Besides avoiding pesticides, you can support native bee populations by protecting natural areas on your property, leaving field and road borders unmowed to provide habitat for ground-nesting bees, and planting or preserving stands of native flowering plants (that the bees use for food) in pastures and hedgerows. A diverse selection of flowering plants and food crops ensures that pollinators have a steady supply of nectar and pollen throughout the growing season.

Take a close look at the flowers in your garden and you will quickly see that honeybees, which are native to Europe, have plenty of company, including numerous native bee species with specialized talents. But while honeybees are commonly protected by a beekeeper, native bees have no human guardians. This is why it’s important to help build native bee populations in your own area.

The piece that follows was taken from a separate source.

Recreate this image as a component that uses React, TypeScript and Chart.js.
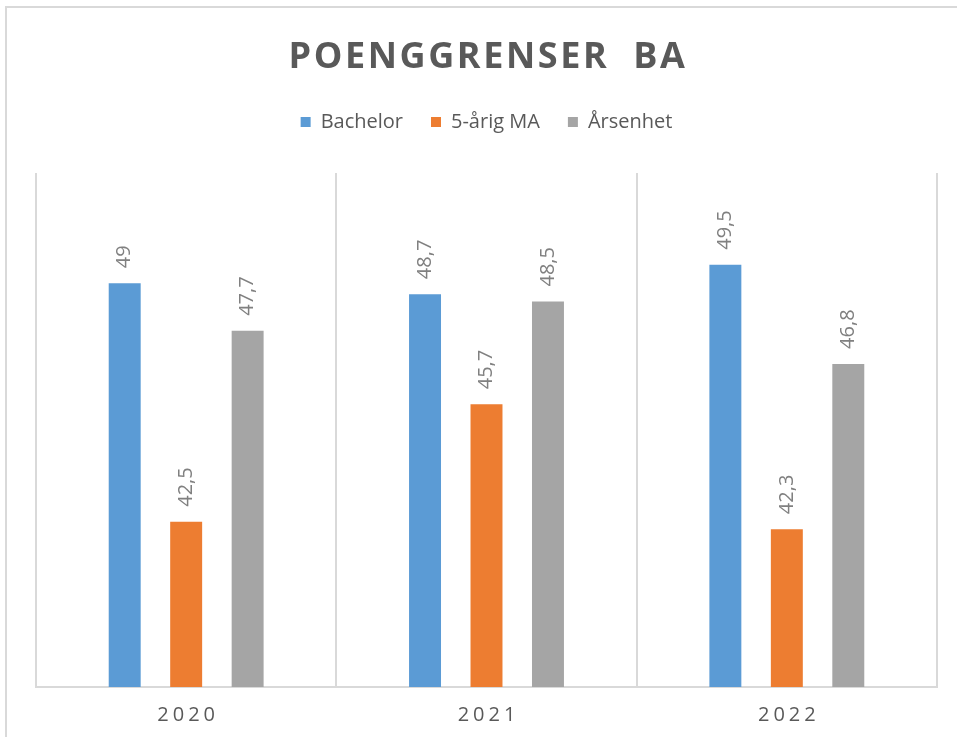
import React, { useEffect, useRef } from "react";
import { Chart, registerables } from "chart.js";

Chart.register(...registerables);

const TITLE = "POENGGRENSER  BA";
const categories = ["2020", "2021", "2022"];
const seriesNames = ["Bachelor", "5-årig MA", "Årsenhet"];
const bachelor = [49, 48.7, 49.5];
const femArigMA = [42.5, 45.7, 42.3];
const arsenhet = [47.7, 48.5, 46.8];
const seriesColors = ["#5B9BD5", "#ED7D31", "#A5A5A5"];
const yMin = 38;
const yMax = 52;

const FONT = '"Open Sans", "Liberation Sans", sans-serif';
const TEXT_DARK = "#595959";
const LABEL_GRAY = "#808080";
const GRID = "#d9d9d9";

const fmt = (v: number) => String(v).replace(".", ",");

const legendSpacer = {
  id: "legendSpacer",
  beforeInit(chart: any) {
    const lg = chart.legend;
    if (!lg) return;
    const fit = lg.fit;
    lg.fit = function () {
      fit.call(this);
      this.height += 31;
    };
  },
};

const titlePlugin = {
  id: "spacedTitle",
  afterDraw(chart: any) {
    const { ctx, chartArea } = chart;
    ctx.save();
    ctx.font = `700 36px ${FONT}`;
    ctx.fillStyle = TEXT_DARK;
    (ctx as any).letterSpacing = "2.6px";
    ctx.textAlign = "center";
    ctx.textBaseline = "alphabetic";
    const cx = (chartArea.left + chartArea.right) / 2 + 1.5;
    ctx.fillText(TITLE, cx, 68);
    ctx.restore();
  },
};

const xTicksPlugin = {
  id: "spacedTicks",
  afterDraw(chart: any) {
    const { ctx } = chart;
    const xs = chart.scales.x;
    ctx.save();
    ctx.font = `400 20px ${FONT}`;
    ctx.fillStyle = TEXT_DARK;
    (ctx as any).letterSpacing = "4px";
    ctx.textAlign = "center";
    ctx.textBaseline = "alphabetic";
    categories.forEach((c, i) => {
      const x = xs.getPixelForTick(i) + 2;
      ctx.fillText(c, x, 721);
    });
    ctx.restore();
  },
};

const dataLabelPlugin = {
  id: "rotLabels",
  afterDatasetsDraw(chart: any) {
    const { ctx } = chart;
    ctx.save();
    ctx.font = `400 20px ${FONT}`;
    ctx.fillStyle = LABEL_GRAY;
    ctx.textAlign = "left";
    ctx.textBaseline = "middle";
    chart.data.datasets.forEach((ds: any, di: number) => {
      const meta = chart.getDatasetMeta(di);
      meta.data.forEach((bar: any, i: number) => {
        const v = ds.data[i];
        ctx.save();
        ctx.translate(bar.x, bar.y - 15);
        ctx.rotate(-Math.PI / 2);
        ctx.fillText(fmt(v), 0, 0);
        ctx.restore();
      });
    });
    ctx.restore();
  },
};

export default function App() {
  const ref = useRef<HTMLCanvasElement | null>(null);

  useEffect(() => {
    if (!ref.current) return;
    const seriesData = [bachelor, femArigMA, arsenhet];
    const chart = new Chart(ref.current, {
      type: "bar",
      data: {
        labels: categories,
        datasets: seriesNames.map((name, i) => ({
          label: name,
          data: seriesData[i],
          backgroundColor: seriesColors[i],
          borderWidth: 0,
          categoryPercentage: 0.614,
          barPercentage: 0.52,
        })),
      },
      options: {
        responsive: false,
        maintainAspectRatio: false,
        animation: false,
        layout: { padding: { top: 84, left: 36, right: 20, bottom: 50 } },
        plugins: {
          title: { display: false },
          tooltip: { enabled: false },
          legend: {
            display: true,
            position: "top",
            labels: {
              boxWidth: 10,
              boxHeight: 10,
              padding: 28,
              color: TEXT_DARK,
              font: { family: FONT, size: 20 },
            },
          },
        },
        scales: {
          x: {
            offset: true,
            grid: { display: true, color: GRID, lineWidth: 2, drawTicks: false, offset: true },
            border: { display: true, color: GRID, width: 2 },
            ticks: { display: false },
          },
          y: {
            display: false,
            min: yMin,
            max: yMax,
          },
        },
      },
      plugins: [legendSpacer, titlePlugin, xTicksPlugin, dataLabelPlugin],
    } as any);
    return () => chart.destroy();
  }, []);

  return (
    <div
      style={{
        position: "absolute",
        left: 0,
        top: 0,
        width: 957,
        height: 737,
        overflow: "hidden",
        background: "#ffffff",
      }}
    >
      <div
        style={{
          position: "absolute",
          left: 5,
          top: 6,
          width: 1200,
          height: 1200,
          border: "2px solid #d9d9d9",
          boxSizing: "border-box",
        }}
      />
      <canvas ref={ref} width={957} height={737} style={{ position: "absolute", left: 0, top: 0 }} />
    </div>
  );
}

Like honeybees, native bees feed on nectar while gathering pollen to take back to their nests as food for their young. In the process, they pollinate flowers, often doing a better job than honeybees on certain crops such as apples, berries, alfalfa and almonds. Bumblebees are the preferred pollinators for greenhouse-grown tomatoes, and pumpkin growers from Wisconsin to Alabama are recognizing the value of squash bees — short-lived native species that often outnumber honeybees visiting squash blossoms, even when honeybee hives are nearby. In areas where cool temperatures limit honeybee activity during the spring blooming of fruit trees, native mason bees do the job because they are better adapted to cool weather.